Yes, I think there's a variety of things in that industrial group. We have a variety of products in there. Some of them are, in fact, experiencing decline, some of the pre-masked tapes and some of the other products. From a wall covering standpoint, we participate in a unique segment of the wall covering. So not in all segments of overall wall covering. There are a lot of individuals who are moving into wall covering. You see a lot more competitive environment, and then the biggest part of the growth of that is Asia and Russia. And both of those markets have fed the pressures. So some of it, I would say, are economic conditions that are more temporary. There are some products inside of there that are faced with secular decline, and I talked earlier on the call about diversifying the portfolio. It's really finding performance products that have the growth elements to it, and there's many in that industrial ones that while they're very profitable, have -- they'll demonstrate a lot of top line growth overall.

Stuart J. Benway

Analyst · S&P Capital IQ.

Yes, one last one. With the Gruppo Cordenons, do you see any possibility of going the other way? I mean, can you sell some of your products through them?

John P. O'Donnell

Analyst · S&P Capital IQ.

Yes. I wouldn't rule out anything. As I mentioned before, from a creative stand, I think the first one is demonstrate the level of success that we can have here in the United States. And I'm very comfortable that our group's going to be able to demonstrate that. And then like any unique and creative decision, it opens up a lot of different alternatives, and I think that's what's critically important. It's so hard to reinvent a business that's been in decline, but the focus on the luxury packaging for this group and the focus on premium labels, we're seeing a lot of traction, and I'm excited about that.

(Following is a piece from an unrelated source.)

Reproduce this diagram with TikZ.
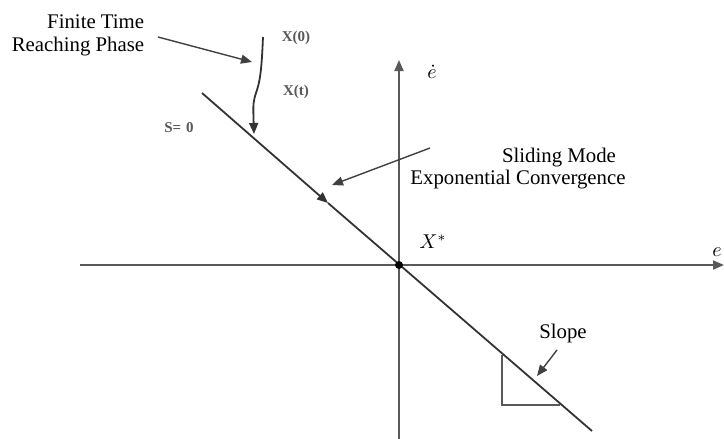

Yes, so we may be talking about other future revenue streams that we hadn't maybe talked about in the past.

Operator

Operator

I'll now like to turn the call over to John O'Donnell for closing remarks.

John P. O'Donnell

Analyst

Okay. Once again, thank you, all, for your participation today. We look forward to the opportunity to talk to you again in November. Thank you.

Operator

Operator

Thank you. Ladies and gentlemen, this concludes today's conference call. You may now disconnect.